Matematika tidak sepenuhnya hasil ciptaan manusia; dalam artian manusia tidak bebas menciptakan aturan atau konsep matematika sesuka hati. Di sisi lain, matematika juga tidak sepenuhnya ditemukan; dalam artian bahwa konsep-konsep matematika tidak berasal dari realitas eksternal yang eksis secara objektif dan independen dari pikiran manuisia, seperti yang di kemukakan Plato.
Setidaknya ada dua alasan mengapa Kant berkesimpulan sebagaimana di atas: Pertama, pengetahuan a priori. Menurut Kant, matematika merupakan bentuk pengetahuan a priori, yang berarti bahwa matematika adalah pengetahuan yang tidak memerlukan pengalaman empiris.
Kedua, alasan mengapa Kant mengatakan matematika sebagai hasil intraksi, antara pikiran atau akal budi manusia dan pengalaman terhadap dunia eksternal, adalah karena pada dasarnya pikiran tidak pasif dalam menerima informasi-informasi dari dunia eksternal.
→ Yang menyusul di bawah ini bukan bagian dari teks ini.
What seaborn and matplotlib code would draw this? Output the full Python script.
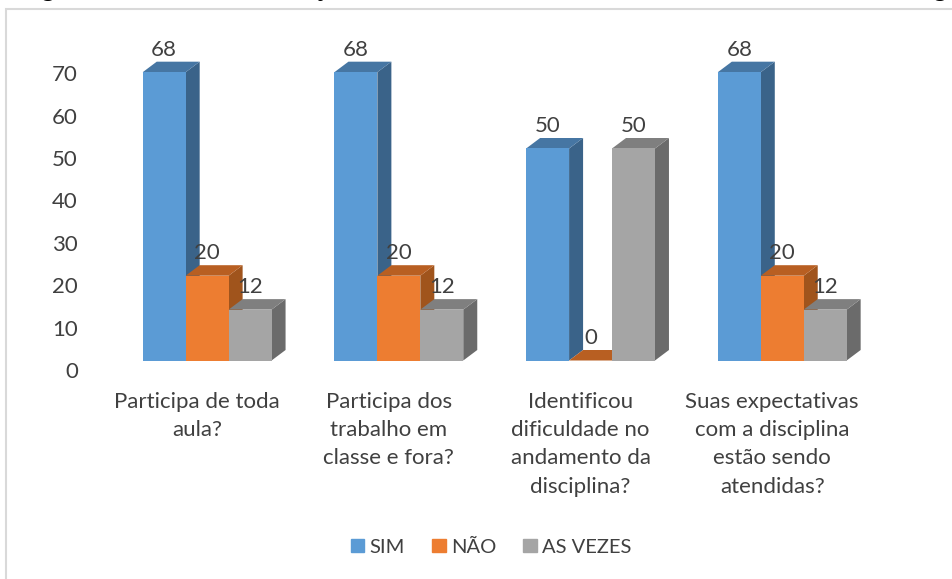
import matplotlib
matplotlib.use("Agg")
import matplotlib.pyplot as plt
from matplotlib.patches import Polygon, Rectangle
from matplotlib.transforms import ScaledTranslation
import seaborn as sns
import pandas as pd

categories = ["Participa de toda\naula?", "Participa dos\ntrabalho em\nclasse e fora?",
              "Identificou\ndificuldade no\nandamento da\ndisciplina?",
              "Suas expectativas\ncom a disciplina\nestão sendo\natendidas?"]
sim = [68, 68, 50, 68]
nao = [20, 20, 0, 20]
as_vezes = [12, 12, 50, 12]
series_names = ["SIM", "NÃO", "AS VEZES"]
yticks = [0, 10, 20, 30, 40, 50, 60, 70]

colors = ["#5B9BD5", "#ED7D31", "#A5A5A5"]
top_colors = ["#4676A3", "#B85F22", "#7F7F7F"]
side_colors = ["#3A6389", "#A0541C", "#6B6B6B"]
text_color = "#404040"

W, H = 953, 579
FS = 16
df = pd.DataFrame({
    "cat": categories * 3,
    "serie": [s for s in series_names for _ in categories],
    "valor": sim + nao + as_vezes,
})

sns.set_theme(style="white")
plt.rcParams["font.family"] = ["Lato", "DejaVu Sans"]

fig = plt.figure(figsize=(W / 100, H / 100), dpi=100)
# eixo: base em y=360.5 px, 191.7 px por categoria
ax = fig.add_axes([111.3 / W, (H - 360.5) / H, 766.8 / W, 330 / H])
sns.barplot(data=df, x="cat", y="valor", hue="serie", palette=colors, width=0.672,
            saturation=1, legend=False, linewidth=0, ax=ax)
ax.set_xlim(-0.5, 3.5)
ax.set_ylim(0, 330 / 4.24)
ax.set_xlabel("")
ax.set_ylabel("")
ax.set_yticks(yticks)
sns.despine(ax=ax, left=True, bottom=True)
ax.tick_params(axis="both", length=0, labelsize=FS, labelcolor=text_color)
ax.tick_params(axis="y", pad=24)
ax.tick_params(axis="x", pad=22.7)
ax.patch.set_alpha(0)

# profundidade do efeito 3D, em unidades dos dados
dx = 14 * 4 / 766.8
dy = 10.5 / 4.24

for i, cont in enumerate(ax.containers):
    for bar in cont:
        x0 = bar.get_x()
        x1 = x0 + bar.get_width()
        h = bar.get_height()
        bar.set_zorder(2.5 + i)
        ax.add_patch(Polygon([(x1, 0), (x1 + dx, dy), (x1 + dx, h + dy), (x1, h)],
                             facecolor=side_colors[i], edgecolor="none", zorder=2 + i))
        ax.add_patch(Polygon([(x0, h), (x0 + dx, h + dy), (x1 + dx, h + dy), (x1, h)],
                             facecolor=top_colors[i], edgecolor="none", zorder=2 + i))
    labels = ax.bar_label(cont, padding=9, fontsize=FS, color=text_color)
    for lab in labels:
        lab.set_zorder(10)

# rótulos dos eixos ficam deslocados em relação às barras
shift_y = ScaledTranslation(0, -0.095, fig.dpi_scale_trans)
shift_x = ScaledTranslation(-0.10, 0, fig.dpi_scale_trans)
for lab in ax.get_yticklabels():
    lab.set_transform(lab.get_transform() + shift_y)
for lab in ax.get_xticklabels():
    lab.set_transform(lab.get_transform() + shift_x)
    lab.set_linespacing(1.51)

handles = [Rectangle((0, 0), 1, 1, color=c) for c in colors]
fig.legend(handles, series_names, loc="center", bbox_to_anchor=(491 / W, (H - 547) / H),
           ncol=3, frameon=False, fontsize=14.5, labelcolor=text_color, handlelength=0.69,
           handleheight=0.69, handletextpad=0.25, columnspacing=1.34)

# moldura do gráfico, cortada à direita e embaixo
fig.add_artist(Rectangle((6 / W, -0.1), 1.1, (H - 9) / H + 0.1, transform=fig.transFigure,
                         facecolor="none", edgecolor="#D9D9D9", linewidth=1.5))

# título cortado na borda superior da imagem
for px, glyph in [(47, "g"), (320, "ç"), (939, "g")]:
    fig.text(px / W, (H + 4) / H, glyph, ha="center", va="baseline", fontsize=20, color="black")

fig.savefig("out.png", dpi=100)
Sebaliknya, pikiran kita aktif dalam membentuk pengalamannya melalui kategori-kategori dasar seperti ruang dan waktu. Matematika adalah salah satu struktur kognitif yang memungkinkan kita memahami realitas.
L.E.J Brouwer
Luitzen Egbertus Jan Brouwer atau yang lebih dikenal sebagai L.E.J Brouwer menekankan bahwa matematika adalah hasil dari aktivitas manusia, bukan sesuatu yang ada secara independen dari pikiran kita atau ditemukan di luar sana.
Bagi Brouwer, objek matematika seperti bilangan, bentuk geometris, dan struktur-struktur logis lainnya tidak eksis secara independen melainkan diciptakan melalui kegiatan berpikir manusia. Matematika adalah konstruksi mental di mana individu menciptakan dan membangun konsep-konsep dari dalam pikirannya. Dengan kata lain, matematika bukanlah penemuan dari realitas eksternal, tetapi sebuah karya cipta manusia.
Selain itu, Brouwer juga menolak prinsip ‘tertium non datur’ (hukum logika bahwa setiap pernyataan adalah benar atau salah). Bagi Brouwer, sebuah pernyataan hanya bermakna jika dapat dibuktikan secara konstruktif, sebab jika tidak, kita tidak dapat menyatakan benar atau salah. Jika demikian, maka matematika tidak lain hanyalah hasil konstruksi pikiran manusia, dan bahwa keberadaan objek-objek matematis tidak dapat diasumsikan begitu saja, kecuali jika mereka dapat dikonstruksikan secara eksplisit.
Brouwer tidak menerima adanya objek-objek matematika secara abstrak atau berdasarkan asumsi semata (non-konstruktif), seperti dalam pandangan formalisme dan Platonisme. Brouwer dalam hal ini merupakan seorang konstrutivis. Dia percaya bahwa matematika bersifat subjektif, karena aktivitas matematika berakar pada intuisi dan konstruksi mental individu.